I was a big fan of Big Scenic Nowhere‘s first full-length album, Vision Beyond Horizon, which came out at the tail end of 2020, and I’m pleased to report that it’s largely business as usual for both the band and myself as we enter 2022…

Y’see, their new full length effort, The Long Morrow, set for release next month on the ever reliable Heavy Psych Sounds imprint, sees the desert rock band reprising many of the sounds and feels of that last record, but doing so in a fresh and interesting way to such an extent that, whilst it’s clearly the same artists at work, repetitious activity from the band and ‘heard it all before’ moans from tired old reviewers never come into play. And that’s a great thing to be able to relate to you.

So, whilst the punky blasts evident on that first record are largely absent on this record – the sub-three minute rocker LeDu is about as animated as things get this time around – there are still lashings of that slightly woozy, latent energy in evidence here on the album’s first half as there was last time around. Prime movers Bob Balch and Gary Arce are fine guitarists, very different players for sure but players that have such an understanding of each other that they frequently mesh so well as to sound like a single, twenty-fingered being; and here that understanding is explored on all of the opening four tracks featured. But then it absolutely explodes on the closing epic, the nineteen minute title track.

You could write a book about this track on it’s own, let alone a review; suffice to say that it’s clearly the meisterwerk of the band’s career thus far, but also – to my ever-more fevered mind, at least – one of the most significant tracks you’ll hear in 2022. Balch and Arce are augmented here on guitar by the semi-legendary Reeves Gabrels, a man who knows a thing or two about pushing the accepted limits of what a lead guitar can do after years spent in the company of names as illustrious as David Bowie and Robert Smith, and their orgiastic tradeoffs on this track are a joy to listen to, thoroughly absorbing and fascinating even to a non plank-spanker such as myself.

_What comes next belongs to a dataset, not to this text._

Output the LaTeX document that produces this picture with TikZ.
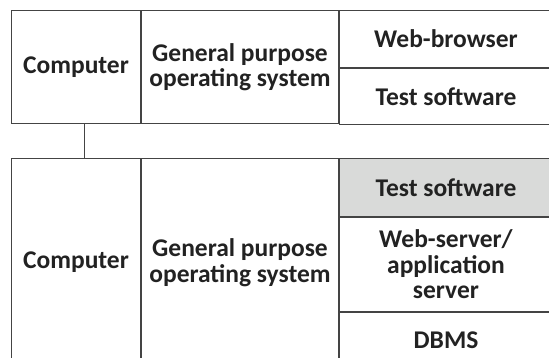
\documentclass[tikz,border=0pt]{standalone}
\usepackage{fontspec}
\setmainfont{Carlito}
\usepackage{xcolor}
\usepackage{tikz}
\usetikzlibrary{positioning}
\definecolor{Ink}{HTML}{222222}
\definecolor{Line}{HTML}{444444}
\definecolor{Shade}{HTML}{D9DAD9}
\tikzset{
  cell/.style={draw=Line, line width=1pt, align=center, text=Ink, inner sep=0pt, anchor=north west,
    font=\bfseries\fontsize{25.5}{25.5}\selectfont},
  shaded/.style={cell, fill=Shade},
  link/.style={draw=Line, line width=1pt}
}

\begin{document}
\begin{tikzpicture}[x=1pt, y=-1pt, node distance=0pt]
  \useasboundingbox (0,0) rectangle (549,358);
  \clip (0,0) rectangle (549,358);
  % client machine
  \node[cell, minimum width=129pt, minimum height=113pt] (comp1) at (11,10) {Computer};
  \node[cell, minimum width=197pt, minimum height=113pt, right=of comp1] (os1) {General purpose\\operating system};
  \node[cell, minimum width=213pt, minimum height=57pt] (browser) at (os1.north east) {Web-browser};
  \node[cell, minimum width=213pt, minimum height=56pt, below=of browser] (test1) {Test software};
  % server machine
  \node[cell, minimum width=129pt, minimum height=208pt] (comp2) at (11,158) {Computer};
  \node[cell, minimum width=197pt, minimum height=208pt, right=of comp2] (os2) {General purpose\\operating system};
  \node[shaded, minimum width=213pt, minimum height=58pt] (test2) at (os2.north east) {Test software};
  \node[cell, minimum width=213pt, minimum height=94pt, below=of test2] (websrv) {Web-server/\\application\\server};
  \node[cell, minimum width=213pt, minimum height=56pt, below=of websrv] (dbms) {DBMS};
  \draw[link] ([xshift=73pt]comp1.south west) -- ([xshift=73pt]comp2.north west);
\end{tikzpicture}
\end{document}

The constant ebb and flow, the build up and release of tension through the track’s middle section, the fluid, seamless exploration of styles and moods and then the final wigout at the end are all evidence that this is the work not only of students of rock’s rich history, but also of people with the confidence to believe that they can have a hand in shaping it’s future. And that is an incredibly fulfilling thing to be a part of, even if only as a listener. As the track wends it’s way to it’s spacey, post-grunge informed finale, you genuinely feel you are in the presence of something very special indeed. And for that reason, this is a must-hear record.

The Long Morrow releases on 14th January 2022.